Selon le Swiss Re Institute, vieillissement des sociétés, retour des politiques industrielles et essor de l’intelligence artificielle redessinent l’économie mondiale et le marché de l’assurance, entre croissance modérée et risques structurels.
Le Swiss Re Institute dévoile dans son dernier rapport sigma, « Sables mouvants » (Shifting Sands), une économie mondiale redessinée par les politiques budgétaires et industrielles, le vieillissement des sociétés et l’essor de l’intelligence artificielle. La croissance réelle du PIB mondial resterait proche de 2,5 % en 2026-2027, à un niveau inférieur à celui de la décennie pré-pandémie, tandis que l’inflation demeurerait au-dessus de 2 % dans les économies avancées, soutenue par une dette accrue et des rendements obligataires de long terme élevés.
Les grandes économies avancées resteraient en régime de croissance modérée, tandis que la Chine ralentirait et que l’Asie émergente conserverait un profil plus dynamique grâce à des politiques monétaires flexibles et au réacheminement des échanges dans un contexte de fragmentation.

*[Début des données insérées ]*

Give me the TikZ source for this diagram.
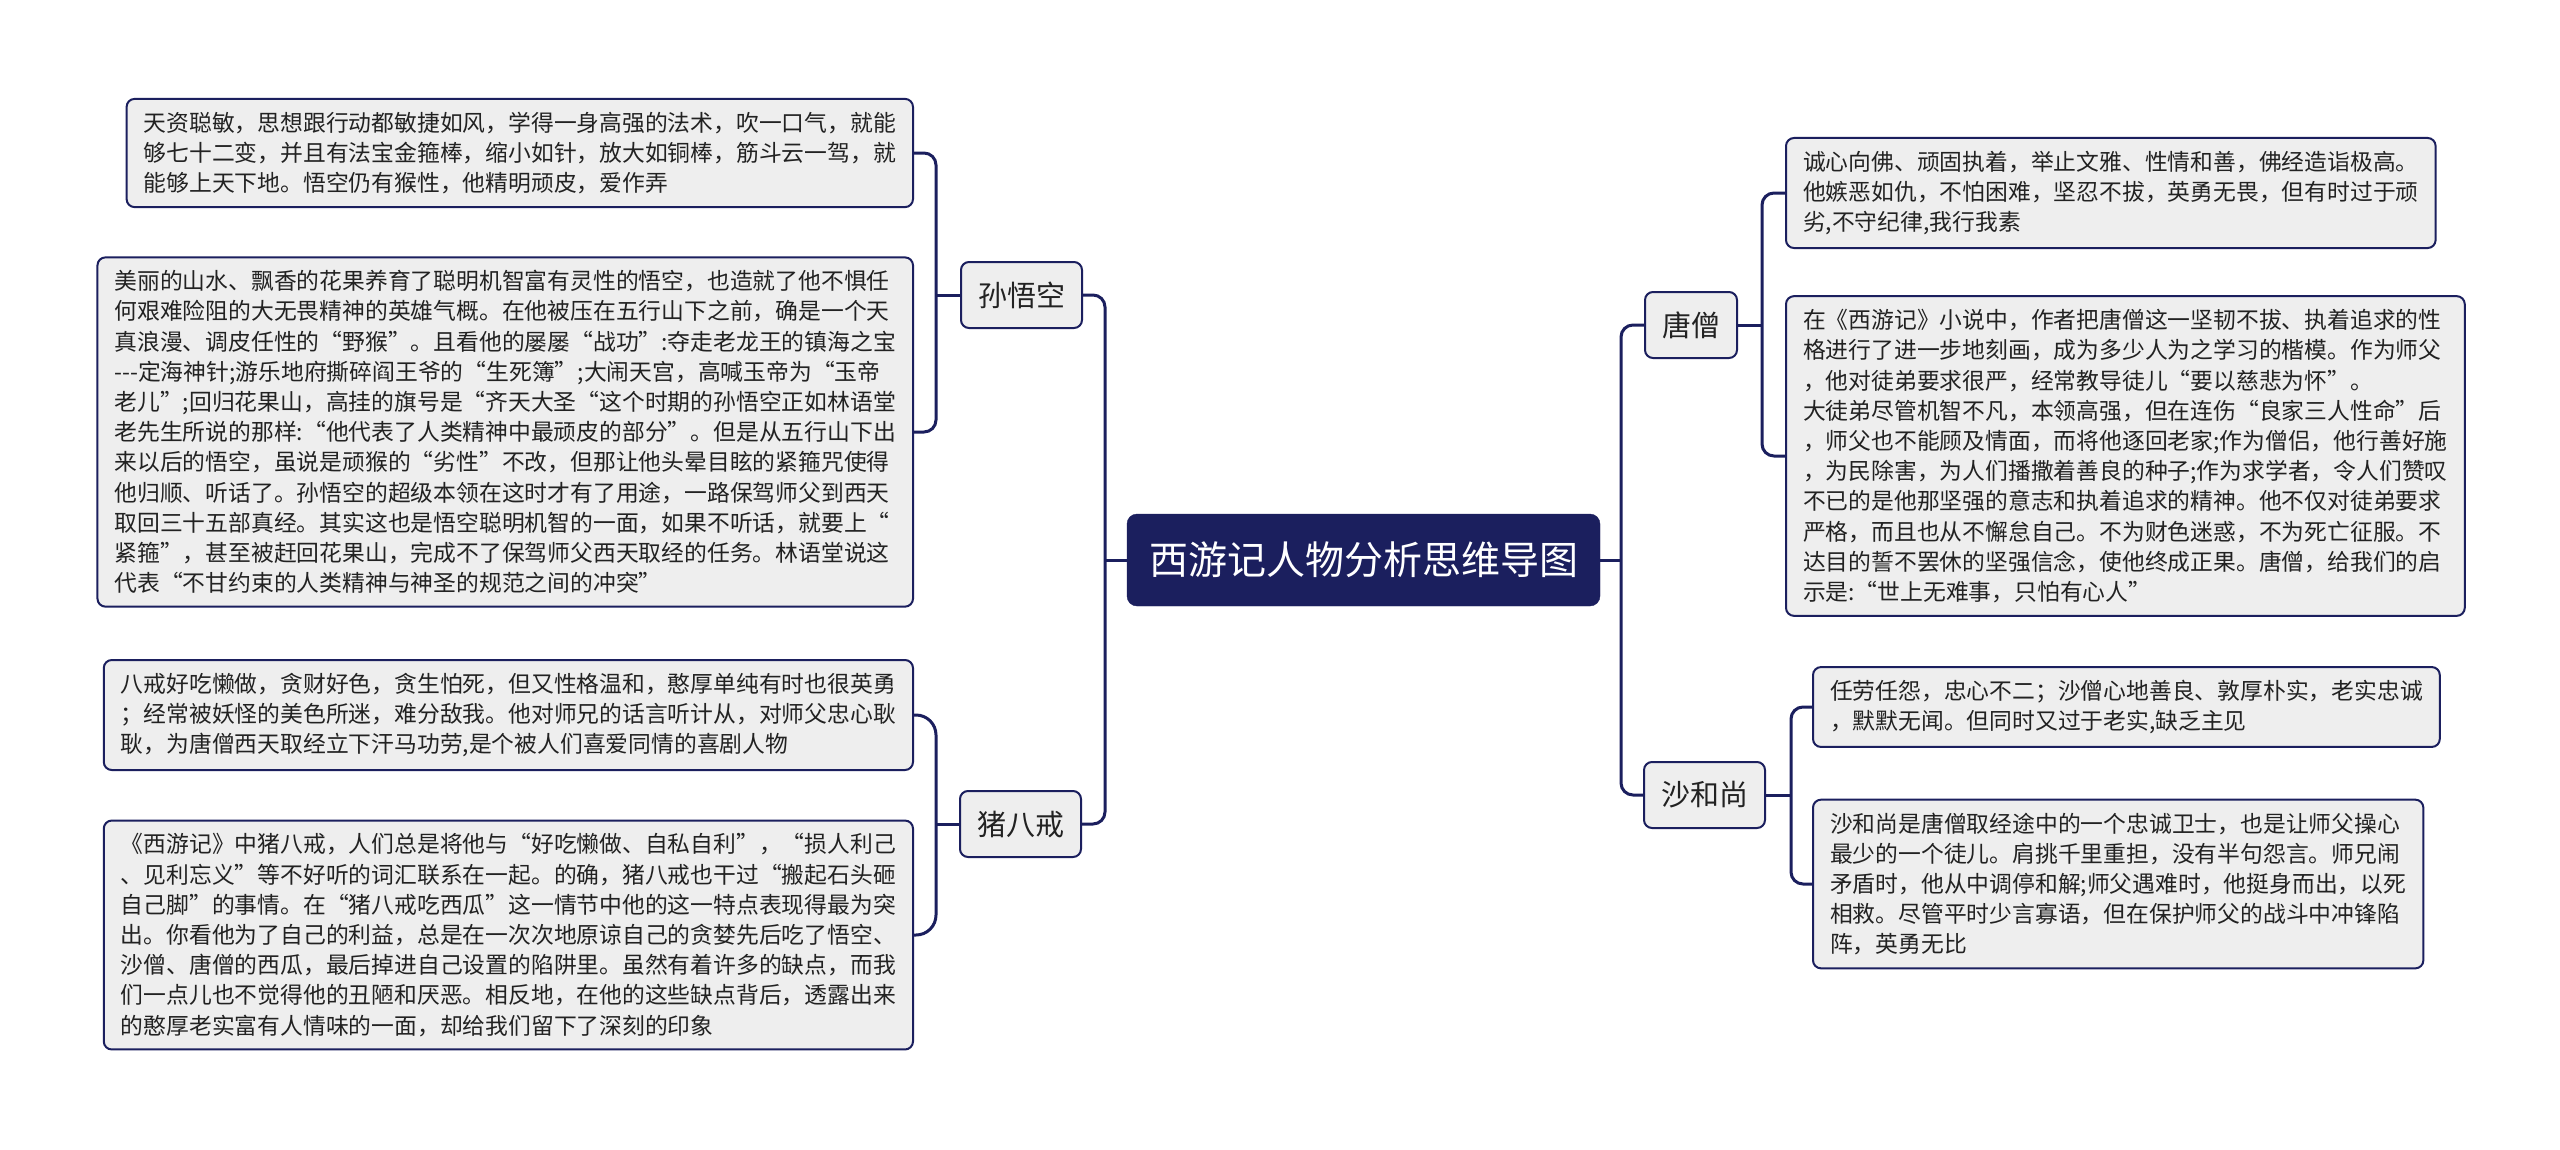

Pour Jérôme Jean Haegeli, économiste en chef de Swiss Re et directeur du Swiss Re Institute, cette phase comporte des fragilités : « La politique industrielle est en train de réécrire les règles économiques : l’IA s’accélère, la croissance semble solide, mais le cycle du crédit révélera à quel point elle l’est réellement. La réindustrialisation et la transformation technologique stimulent l’activité et soutiennent les souscriptions, mais les chiffres de la croissance économique masquent des fragilités structurelles plus profondes qui apparaîtront une fois que le cycle du crédit se retournera. À court terme, nous prévoyons que l’économie traversera une période difficile, les droits de douane continuant à se répercuter sur les prix aux États-Unis et les exportations mondiales. »
Le rapport souligne le rôle central retrouvé de la politique industrielle, avec un triplement des interventions publiques depuis 2012, notamment dans les semi-conducteurs, les infrastructures d’intelligence artificielle et la défense. Cette réindustrialisation et la réorganisation des chaînes d’approvisionnement créent de nouvelles opportunités pour l’assurance en ingénierie, en biens et en responsabilité civile, mais augmentent aussi les risques de concentration.
Parallèlement, le vieillissement des populations déplace la demande de la protection familiale vers des solutions de longévité, de retraite et de santé, renforçant la prévoyance et incitant les assureurs à innover et à adapter leur gestion actif-passif.
L’IA modifie déjà l’organisation de la chaîne de valeur de l’assurance vie et non-vie. Selon Swiss Re Institute, 3 à 8 % des budgets informatiques des assureurs auraient été consacrés en 2025 à des capacités en IA et en technologie, pour gagner en efficacité, mieux exploiter la data et améliorer les flux de travail. Moins de 5 % des grands groupes interrogés déclarent toutefois un impact financier mesurable, l’IA visant d’abord à augmenter les capacités humaines plutôt qu’à automatiser entièrement les processus.
Malgré ces changements, le secteur mondial de l’assurance aborde cette période en position de force. Des taux d’intérêt de long terme plus élevés, l’évolution démographique et l’innovation technologique soutiendraient la rentabilité d’un marché bien capitalisé, avec des ratios de solvabilité supérieurs à 200 %. Les primes d’assurance mondiales progresseraient de 2,3 % en termes réels en 2026 et 2027. En non-vie, la croissance des primes ralentirait avant de remonter à 2,5 % en 2027. Dans l’assurance vie, les primes augmenteraient de 2,5 % par an et le volume devrait atteindre 4 100 milliards de dollars d’ici 2027.